* _WRITTEN REQUEST_
Below is a listing to transcribe in full and exactly; keep the pictures out.

* _GIVEN MATERIAL_
....

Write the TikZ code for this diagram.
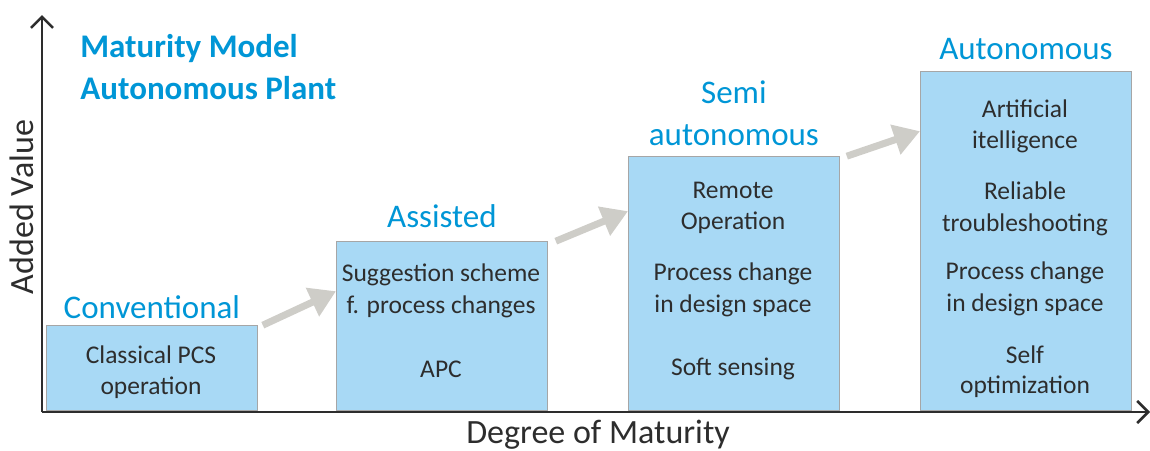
\documentclass[tikz,border=0pt]{standalone}
\usepackage{fontspec}
\setmainfont{Carlito}
\usetikzlibrary{positioning,arrows.meta}
\definecolor{plantblue}{RGB}{0,150,214}
\definecolor{boxblue}{RGB}{168,217,245}
\definecolor{arrowgray}{RGB}{206,205,200}
\definecolor{textgray}{RGB}{45,45,45}

\begin{document}
\begin{tikzpicture}[x=1pt,y=-1pt,thick,
    main node/.style={draw=gray!70,line width=0.8pt,fill=boxblue,minimum width=211pt,inner sep=0pt,anchor=south west},
    level node/.style={font=\fontsize{33}{36}\selectfont,text=plantblue,inner sep=0pt,anchor=base},
    item node/.style={font=\fontsize{25.5}{32}\selectfont,text=textgray,inner sep=0pt,anchor=base},
    title node/.style={font=\fontsize{33}{40}\selectfont\bfseries,text=plantblue,inner sep=0pt,anchor=base west},
    axis line/.style={draw=textgray,line width=2.6pt,-{Straight Barb[length=11pt,width=22pt]}},
    step arrow/.style={draw=arrowgray,fill=arrowgray,line width=7pt,-{Triangle[length=26pt,width=30pt]}}]
    \useasboundingbox (0,0) rectangle (1150,450);

    % axes
    \coordinate (O) at (42,412);
    \coordinate (ytop) at (42,15);
    \coordinate (xend) at (1150,412);
    \draw[axis line] (O) -- (ytop);
    \draw[axis line] (O) -- (xend);
    \node[font=\fontsize{34}{40}\selectfont,text=textgray,rotate=90] (yl) at (22,207) {Added Value};
    \node[font=\fontsize{34}{40}\selectfont,text=textgray,anchor=base] (xl) at (598,443) {Degree of Maturity};

    \node[title node] (t1) at (80,57) {Maturity Model};
    \node[title node] (t2) at (80,99) {Autonomous Plant};

    % stages
    \node[main node,minimum height=85pt] (1) at (46,411) {};
    \node[main node,minimum height=169pt] (2) at (336,411) {};
    \node[main node,minimum height=254pt] (3) at (628,411) {};
    \node[main node,minimum height=339pt] (4) at (920,411) {};

    \node[level node] (l1) [above=7pt of 1,anchor=base] {Conventional};
    \node[level node] (l2) [above=14pt of 2,anchor=base] {Assisted};
    \node[level node] (l3b) [above=11pt of 3,anchor=base] {autonomous};
    \node[level node] (l3a) [above=42pt of l3b.base,anchor=base] {Semi};
    \node[level node] (l4) [above=12pt of 4,anchor=base] {Autonomous};

    \foreach \x/\y/\t [count=\k] in {151/363/Classical PCS, 151/394/operation,
        441/281/Suggestion scheme, 441/313/f. process changes, 441/377/APC,
        733/198/Remote, 733/229/Operation, 733/280/Process change, 733/312/in design space, 733/375/Soft sensing,
        1025/117/Artificial, 1025/148/itelligence, 1025/199/Reliable, 1025/231/troubleshooting,
        1025/279/Process change, 1025/311/in design space, 1025/363/Self, 1025/393/optimization}
        \node[item node] (item\k) at (\x,\y) {\t};

    % steps
    \draw[step arrow] ([xshift=5pt]1.north east) -- ([yshift=-50pt]2.north west);
    \draw[step arrow] ([xshift=8pt]2.north east) -- ([yshift=-55pt]3.north west);
    \draw[step arrow] ([xshift=7pt]3.north east) -- ([yshift=-60pt]4.north west);
\end{tikzpicture}
\end{document}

....

* _RESPONSE TO THIS TASK_
Write the TikZ code for this diagram.
\documentclass[tikz,border=0pt]{standalone}
\usepackage{fontspec}
\setmainfont{Carlito}
\usetikzlibrary{positioning,arrows.meta}
\definecolor{plantblue}{RGB}{0,150,214}
\definecolor{boxblue}{RGB}{168,217,245}
\definecolor{arrowgray}{RGB}{206,205,200}
\definecolor{textgray}{RGB}{45,45,45}

\begin{document}
\begin{tikzpicture}[x=1pt,y=-1pt,thick,
    main node/.style={draw=gray!70,line width=0.8pt,fill=boxblue,minimum width=211pt,inner sep=0pt,anchor=south west},
    level node/.style={font=\fontsize{33}{36}\selectfont,text=plantblue,inner sep=0pt,anchor=base},
    item node/.style={font=\fontsize{25.5}{32}\selectfont,text=textgray,inner sep=0pt,anchor=base},
    title node/.style={font=\fontsize{33}{40}\selectfont\bfseries,text=plantblue,inner sep=0pt,anchor=base west},
    axis line/.style={draw=textgray,line width=2.6pt,-{Straight Barb[length=11pt,width=22pt]}},
    step arrow/.style={draw=arrowgray,fill=arrowgray,line width=7pt,-{Triangle[length=26pt,width=30pt]}}]
    \useasboundingbox (0,0) rectangle (1150,450);

    % axes
    \coordinate (O) at (42,412);
    \coordinate (ytop) at (42,15);
    \coordinate (xend) at (1150,412);
    \draw[axis line] (O) -- (ytop);
    \draw[axis line] (O) -- (xend);
    \node[font=\fontsize{34}{40}\selectfont,text=textgray,rotate=90] (yl) at (22,207) {Added Value};
    \node[font=\fontsize{34}{40}\selectfont,text=textgray,anchor=base] (xl) at (598,443) {Degree of Maturity};

    \node[title node] (t1) at (80,57) {Maturity Model};
    \node[title node] (t2) at (80,99) {Autonomous Plant};

    % stages
    \node[main node,minimum height=85pt] (1) at (46,411) {};
    \node[main node,minimum height=169pt] (2) at (336,411) {};
    \node[main node,minimum height=254pt] (3) at (628,411) {};
    \node[main node,minimum height=339pt] (4) at (920,411) {};

    \node[level node] (l1) [above=7pt of 1,anchor=base] {Conventional};
    \node[level node] (l2) [above=14pt of 2,anchor=base] {Assisted};
    \node[level node] (l3b) [above=11pt of 3,anchor=base] {autonomous};
    \node[level node] (l3a) [above=42pt of l3b.base,anchor=base] {Semi};
    \node[level node] (l4) [above=12pt of 4,anchor=base] {Autonomous};

    \foreach \x/\y/\t [count=\k] in {151/363/Classical PCS, 151/394/operation,
        441/281/Suggestion scheme, 441/313/f. process changes, 441/377/APC,
        733/198/Remote, 733/229/Operation, 733/280/Process change, 733/312/in design space, 733/375/Soft sensing,
        1025/117/Artificial, 1025/148/itelligence, 1025/199/Reliable, 1025/231/troubleshooting,
        1025/279/Process change, 1025/311/in design space, 1025/363/Self, 1025/393/optimization}
        \node[item node] (item\k) at (\x,\y) {\t};

    % steps
    \draw[step arrow] ([xshift=5pt]1.north east) -- ([yshift=-50pt]2.north west);
    \draw[step arrow] ([xshift=8pt]2.north east) -- ([yshift=-55pt]3.north west);
    \draw[step arrow] ([xshift=7pt]3.north east) -- ([yshift=-60pt]4.north west);
\end{tikzpicture}
\end{document}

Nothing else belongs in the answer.